I simplify the code. The segfault is in the function initMyStruct.
#include "stdlib.h"
typedef struct {
int * arr1;
int * arr2;
} myStruct;
void allocMyStruct (myStruct * a, int num) {
a = malloc(sizeof(myStruct));
a->arr1 = malloc(10*sizeof(int));
a->arr2 = malloc(10*num*sizeof(int));
}
void initMyStruct (myStruct * a, int num) {
int i;
for (i = 0; i < 10; i++) a->arr1[i] = 0;
for (i = 0; i < 10*num; i++) a->arr2[i] = -1;
}
void freeMyStruct (myStruct * a, int num) {
int i;
for (i = 0; i < 10; i++) free(a->arr1);
for (i = 0; i < 10*num; i++) free(a->arr2);
free(a);
}
int main (void) {
int num = 3;
myStruct * a;
allocMyStruct (a, num);
initMyStruct (a, num);
freeMyStruct (a, num);
return 1;
}
Because you're not keeping the pointer to the newly allocated memory, instead you use an uninitialized pointer and getting undefined behavior.
You pass the a variable into allocMyStruct(), but that call is (like all others) by value, so the new value being assigned to it inside the function does not affect the value of a in main().
Change it so that allocMyStruct() either returns the new pointer value, or takes a pointer to the pointer.

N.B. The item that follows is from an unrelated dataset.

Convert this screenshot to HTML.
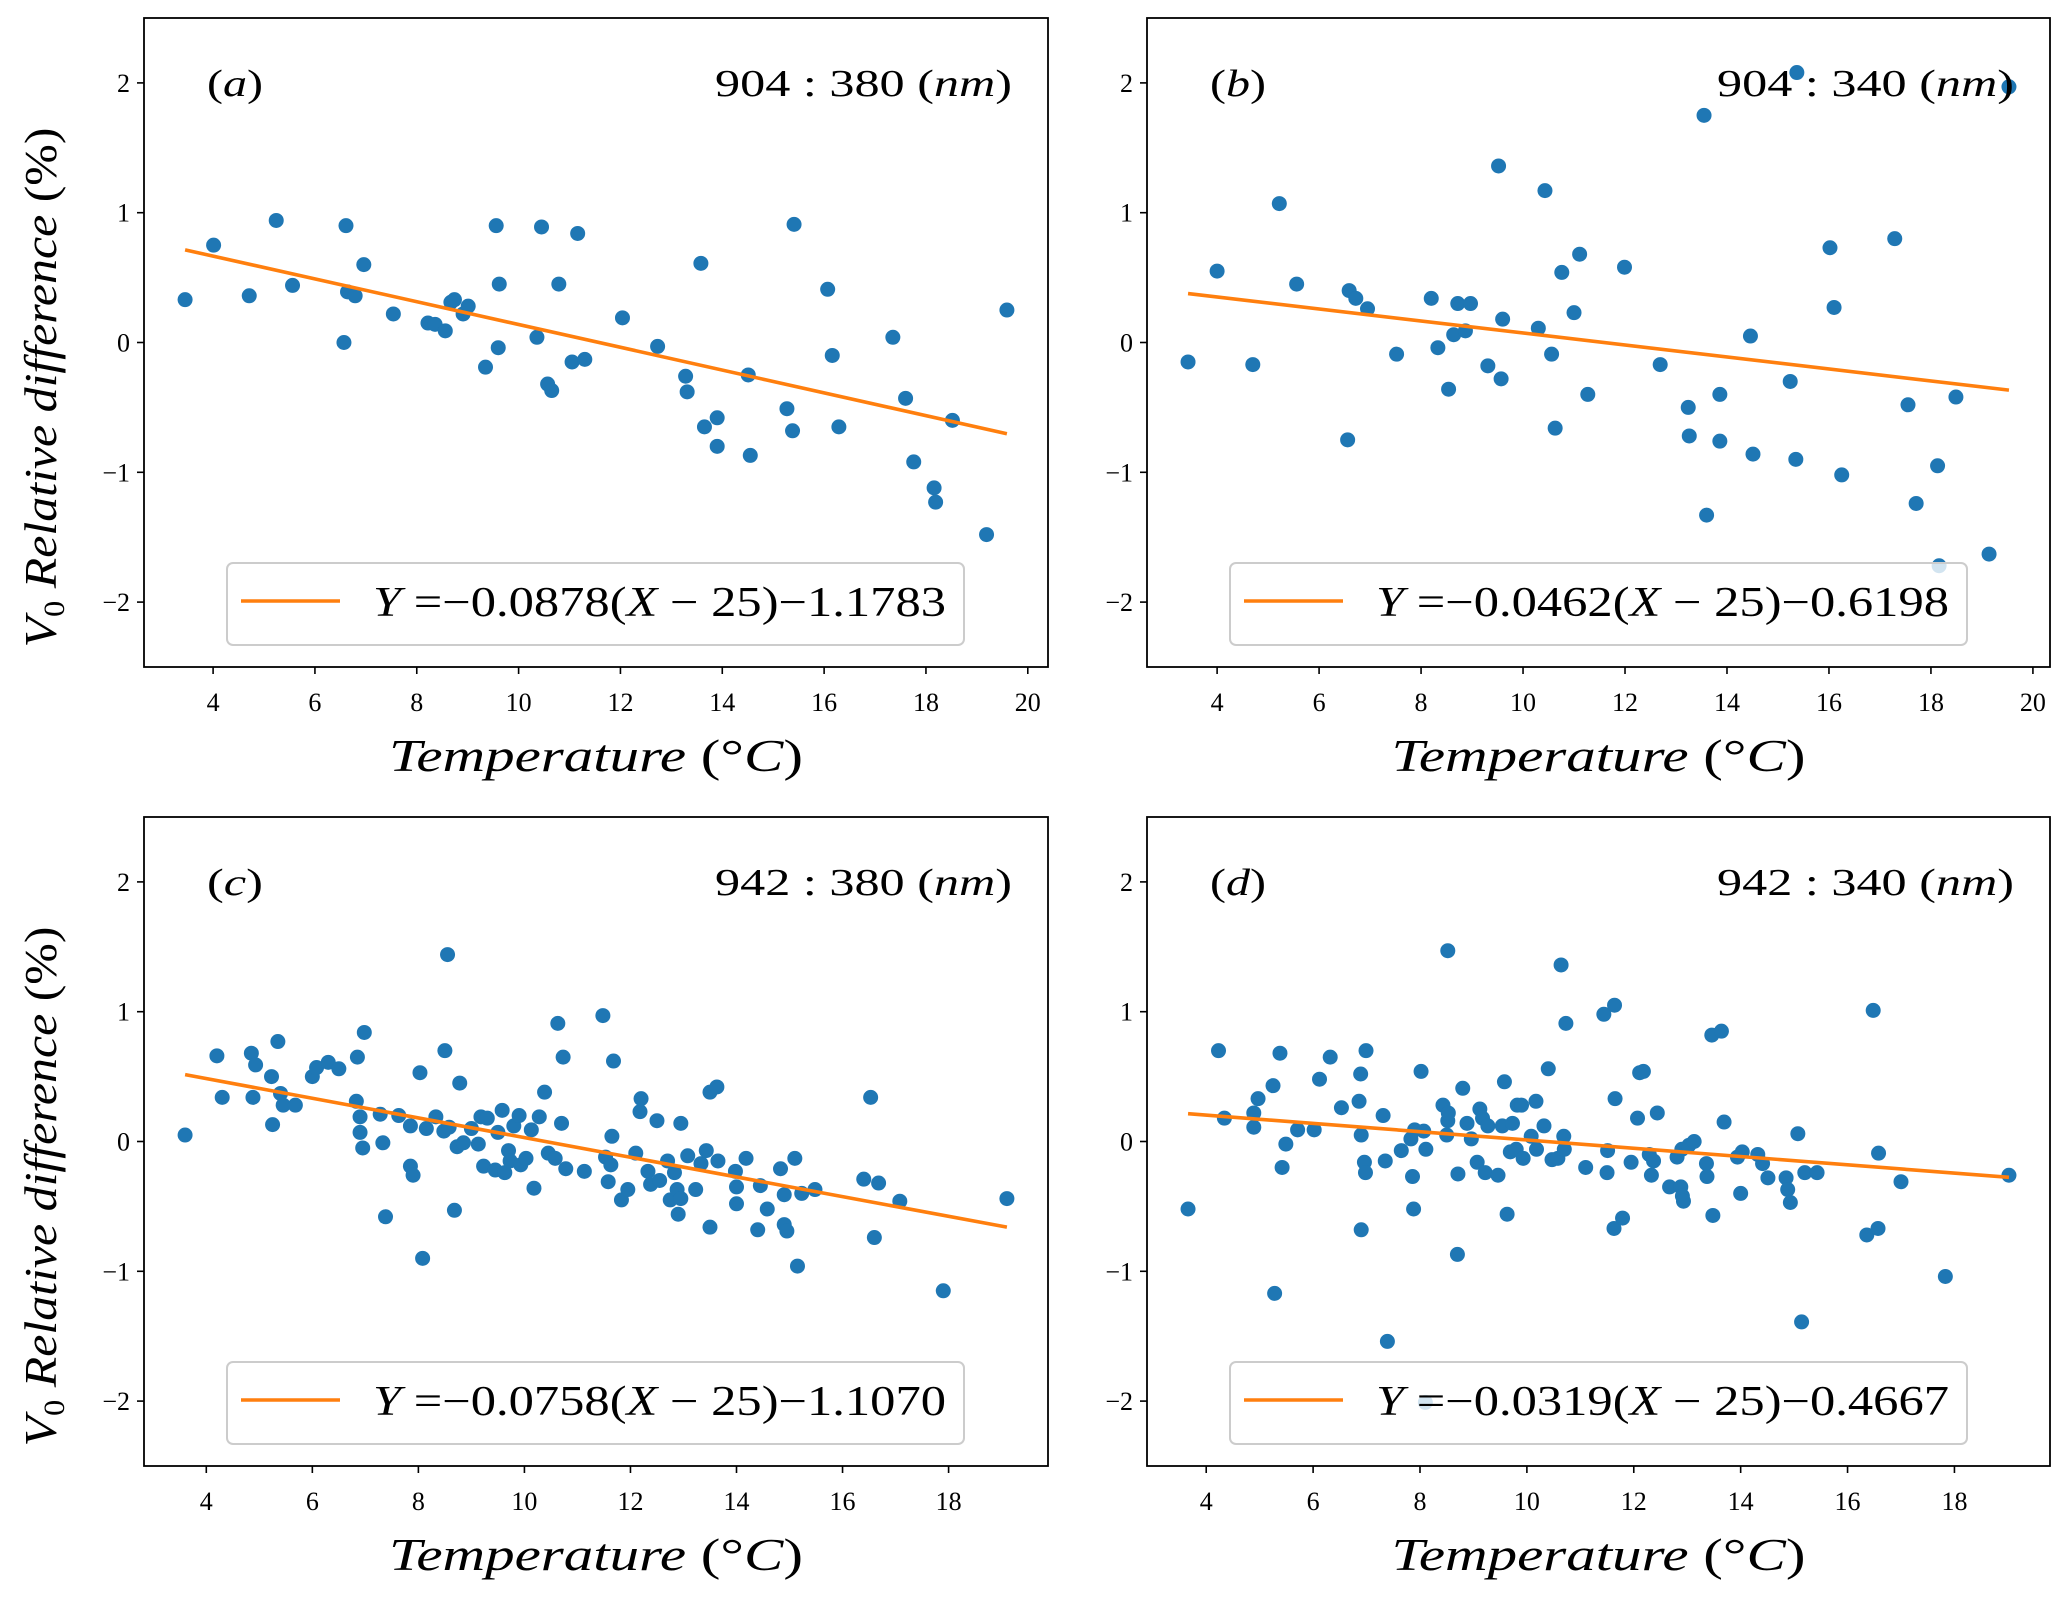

I would prefer the former, it's cleaner and using function return values often leads to better code:
myStruct * allocMyStruct(int num)
{
myStruct *p;
if((p = malloc(sizeof *p +
10 * sizeof *p->arr1 +
10 * num * sizeof *p->arr2)) != NULL)
{
p->arr1 = (int *) (p + 1);
p->arr2 = p->arr1 + 10;
}
return p;
}
The above code also streamlines the memory allocation, doing it all in one big malloc() call which is then "sliced" into the three parts you actually need.
If the size of arr1 is always 10 by the way, there's no point in having it dynamically allocated, it should just be int arr1[10]; in the struct declaration.
a is used uninitialized, change to:
myStruct * allocMyStruct (int num) {
myStruct *a;
a = malloc(sizeof(myStruct));
a->arr1 = malloc(10*sizeof(int));
a->arr2 = malloc(10*num*sizeof(int));
return a;
}
myStruct * a = allocMyStruct(num);
Also, there is no need to loop in your free function
void freeMyStruct (myStruct * a, int num) {
int i;
for (i = 0; i < 10; i++) free(a->arr1);
for (i = 0; i < 10*num; i++) free(a->arr2);
free(a);
}
Must be
void freeMyStruct (myStruct * a) {
free(a->arr1);
free(a->arr2);
free(a);
}
When you call void allocMyStruct (myStruct * a, int num) the a pointer will be passed as a value and the a parameter is a local copy of your pointer from main , after you change the local a in any of your three functions, it will not change in main.
For this you have to use double pointer as a function argument, so those functions will get an address of a pointer so they can modify it.
#include "stdlib.h"
typedef struct {
int * arr1;
int * arr2;
} myStruct;
void allocMyStruct (myStruct ** a, int num) {
*a = malloc(sizeof(myStruct));
(*a)->arr1 = malloc(10*sizeof(int));
(*a)->arr2 = malloc(10*num*sizeof(int));
}
void initMyStruct (myStruct ** a, int num) {
int i;
for (i = 0; i < 10; i++) (*a)->arr1[i] = 0;
for (i = 0; i < 10*num; i++) (*a)->arr2[i] = -1;
}
void freeMyStruct (myStruct ** a, int num) {
free((*a)->arr1);
free((*a)->arr2);
free(*a);
*a = NULL;
}
int main (void) {
int num = 3;
myStruct * a;
allocMyStruct (&a, num);
initMyStruct (&a, num);
freeMyStruct (&a, num);
return 1;
}
EDIT: Alter Mann is right about multiple freeing of the same address, on linux you would get instant crash for double freeing. And he has a simpler solution.